Date: 27 March 2019 (Wednesday)
Time: 4:30pm
Venue: Room 4.34, Run Run Shaw Tower, Centennial Campus

Melodrama, as famously defined by Peter Brookes, was a new secular genre that emerged after the French Revolution to fill the void left by the demise of religion and its moral framework. Melodrama’s originality lay in its creating a highly rhetorical, emotional presentation which moved the viewer to identify with the ‘good’ and to shun evil. Melodrama assumed the role previously held by religious in imparting clear moral lessons. This paper proposes an alternative account, seeing Melodrama as evolving out of a religious visual, literary, and performative tradition based on Christ’s Passion.

Between the twelfth and fifteenth centuries, Passion plays and representations produced a corpus of highly emotional visual and theatrical works directed at imparting moral religious instruction.
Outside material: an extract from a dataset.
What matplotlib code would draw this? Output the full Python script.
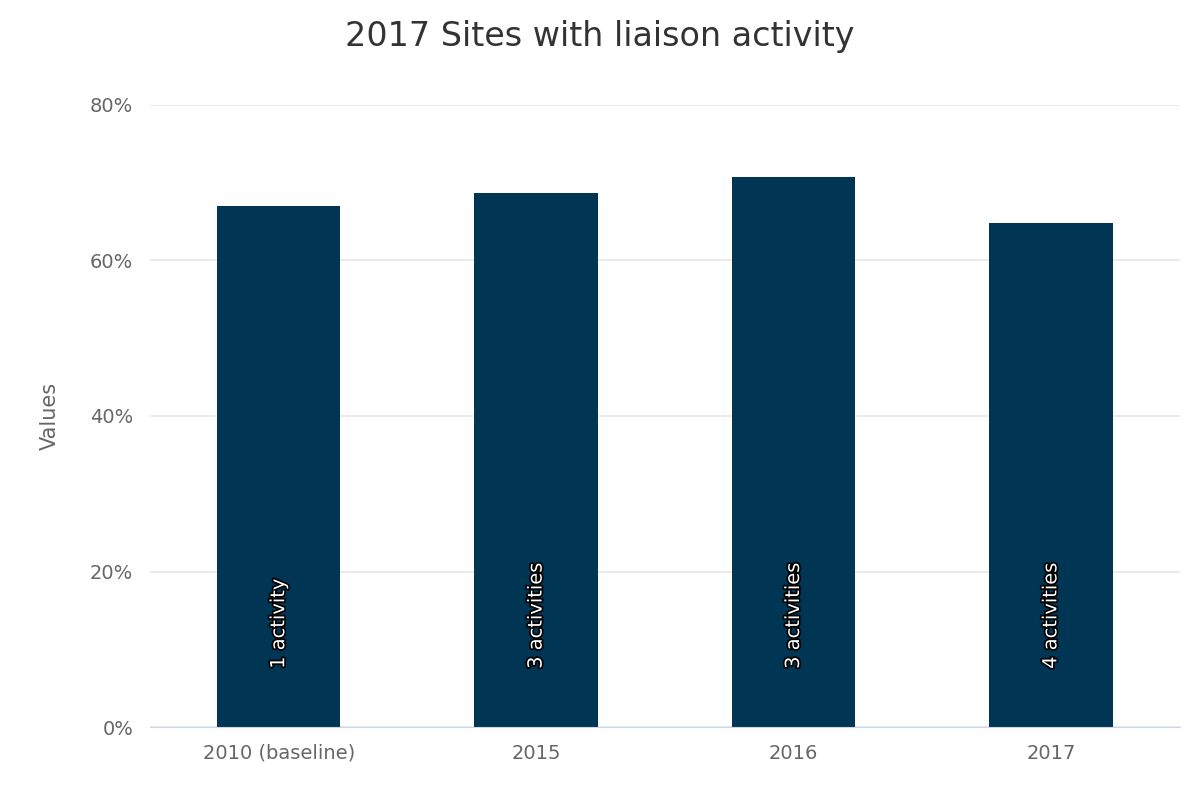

While the expressive pathos of early modern Passion representations were curbed during the Counter-Reformation, their familar movements and gestures were codified into recognizable carriers of agony and suffering during the ensuring Baroque period. At the same time, their overtly emotional features moved from the religious to the new secular performative traditions (theatre, oratory, opera), from which 19th century melodrama then emerged. In tracing out a potential pre-history of melodrama, the paper is intended as a contribution to a revisionist history of melodrama that links it to earlier religious dramatic forms that cultivated and expressed medieval affective piety.

Speaker: Isabelle Frank

Isabelle Frank is currently Director of the Exhibition Gallery at City University of Hong Kong. Prior to this she was dean of Fordham School of Professional and Continuing Studies. An art historian by training, she received her doctorate from Harvard University and taught for several years at Bard College. She then moved into academic as associate dean for academic affairs at the New School, New York. She has published The Theory of the Decorative Arts (Yale University Press, 2000), Die Rhetorik des Ornaments (Fink Verlag, 2001) and articles on Italian Renaissance art and decorative art. As Director of CityU Exhibition Gallery, Frank has curated exhibitions that combine technology and the arts and which bridge Western and Asian cultures.